Your task - Extract the data exactly, missing nothing.

☆ ☆ ☆

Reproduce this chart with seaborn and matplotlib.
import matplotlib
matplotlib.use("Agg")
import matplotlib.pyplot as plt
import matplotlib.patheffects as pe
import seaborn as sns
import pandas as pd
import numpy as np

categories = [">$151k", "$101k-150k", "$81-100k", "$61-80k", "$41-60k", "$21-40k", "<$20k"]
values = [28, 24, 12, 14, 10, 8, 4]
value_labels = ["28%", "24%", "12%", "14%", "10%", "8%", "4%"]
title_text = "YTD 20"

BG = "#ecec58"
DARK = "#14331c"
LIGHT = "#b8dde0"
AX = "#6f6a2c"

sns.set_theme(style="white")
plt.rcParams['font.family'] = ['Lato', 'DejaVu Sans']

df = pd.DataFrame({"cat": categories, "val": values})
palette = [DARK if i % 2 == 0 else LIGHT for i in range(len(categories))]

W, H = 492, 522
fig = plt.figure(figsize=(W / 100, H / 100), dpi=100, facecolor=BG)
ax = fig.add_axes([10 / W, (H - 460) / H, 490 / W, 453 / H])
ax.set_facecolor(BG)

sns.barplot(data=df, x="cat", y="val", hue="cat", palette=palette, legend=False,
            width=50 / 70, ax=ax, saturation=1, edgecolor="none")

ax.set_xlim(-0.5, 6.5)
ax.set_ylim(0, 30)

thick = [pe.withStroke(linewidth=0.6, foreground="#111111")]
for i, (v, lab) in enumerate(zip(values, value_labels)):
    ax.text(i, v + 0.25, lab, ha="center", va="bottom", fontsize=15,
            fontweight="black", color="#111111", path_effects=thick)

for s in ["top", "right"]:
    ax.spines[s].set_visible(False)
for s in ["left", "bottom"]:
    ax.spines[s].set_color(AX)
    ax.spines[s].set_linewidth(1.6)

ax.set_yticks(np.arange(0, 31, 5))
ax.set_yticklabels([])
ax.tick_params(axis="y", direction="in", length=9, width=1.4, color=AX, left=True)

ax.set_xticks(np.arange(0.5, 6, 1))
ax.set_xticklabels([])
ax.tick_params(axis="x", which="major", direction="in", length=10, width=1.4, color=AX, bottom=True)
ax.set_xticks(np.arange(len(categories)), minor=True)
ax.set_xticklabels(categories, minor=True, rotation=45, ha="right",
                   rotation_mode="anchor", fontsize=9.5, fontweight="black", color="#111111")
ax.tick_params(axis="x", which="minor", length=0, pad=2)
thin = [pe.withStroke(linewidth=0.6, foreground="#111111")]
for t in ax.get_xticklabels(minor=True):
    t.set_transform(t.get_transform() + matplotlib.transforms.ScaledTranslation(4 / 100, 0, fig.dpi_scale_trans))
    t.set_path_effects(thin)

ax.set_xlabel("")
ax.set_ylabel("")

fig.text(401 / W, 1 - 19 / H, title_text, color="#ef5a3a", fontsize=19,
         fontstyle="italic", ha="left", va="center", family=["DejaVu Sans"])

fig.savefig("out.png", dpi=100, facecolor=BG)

☆ ☆ ☆

Response for this exercise -
Reproduce this chart with seaborn and matplotlib.
import matplotlib
matplotlib.use("Agg")
import matplotlib.pyplot as plt
import matplotlib.patheffects as pe
import seaborn as sns
import pandas as pd
import numpy as np

categories = [">$151k", "$101k-150k", "$81-100k", "$61-80k", "$41-60k", "$21-40k", "<$20k"]
values = [28, 24, 12, 14, 10, 8, 4]
value_labels = ["28%", "24%", "12%", "14%", "10%", "8%", "4%"]
title_text = "YTD 20"

BG = "#ecec58"
DARK = "#14331c"
LIGHT = "#b8dde0"
AX = "#6f6a2c"

sns.set_theme(style="white")
plt.rcParams['font.family'] = ['Lato', 'DejaVu Sans']

df = pd.DataFrame({"cat": categories, "val": values})
palette = [DARK if i % 2 == 0 else LIGHT for i in range(len(categories))]

W, H = 492, 522
fig = plt.figure(figsize=(W / 100, H / 100), dpi=100, facecolor=BG)
ax = fig.add_axes([10 / W, (H - 460) / H, 490 / W, 453 / H])
ax.set_facecolor(BG)

sns.barplot(data=df, x="cat", y="val", hue="cat", palette=palette, legend=False,
            width=50 / 70, ax=ax, saturation=1, edgecolor="none")

ax.set_xlim(-0.5, 6.5)
ax.set_ylim(0, 30)

thick = [pe.withStroke(linewidth=0.6, foreground="#111111")]
for i, (v, lab) in enumerate(zip(values, value_labels)):
    ax.text(i, v + 0.25, lab, ha="center", va="bottom", fontsize=15,
            fontweight="black", color="#111111", path_effects=thick)

for s in ["top", "right"]:
    ax.spines[s].set_visible(False)
for s in ["left", "bottom"]:
    ax.spines[s].set_color(AX)
    ax.spines[s].set_linewidth(1.6)

ax.set_yticks(np.arange(0, 31, 5))
ax.set_yticklabels([])
ax.tick_params(axis="y", direction="in", length=9, width=1.4, color=AX, left=True)

ax.set_xticks(np.arange(0.5, 6, 1))
ax.set_xticklabels([])
ax.tick_params(axis="x", which="major", direction="in", length=10, width=1.4, color=AX, bottom=True)
ax.set_xticks(np.arange(len(categories)), minor=True)
ax.set_xticklabels(categories, minor=True, rotation=45, ha="right",
                   rotation_mode="anchor", fontsize=9.5, fontweight="black", color="#111111")
ax.tick_params(axis="x", which="minor", length=0, pad=2)
thin = [pe.withStroke(linewidth=0.6, foreground="#111111")]
for t in ax.get_xticklabels(minor=True):
    t.set_transform(t.get_transform() + matplotlib.transforms.ScaledTranslation(4 / 100, 0, fig.dpi_scale_trans))
    t.set_path_effects(thin)

ax.set_xlabel("")
ax.set_ylabel("")

fig.text(401 / W, 1 - 19 / H, title_text, color="#ef5a3a", fontsize=19,
         fontstyle="italic", ha="left", va="center", family=["DejaVu Sans"])

fig.savefig("out.png", dpi=100, facecolor=BG)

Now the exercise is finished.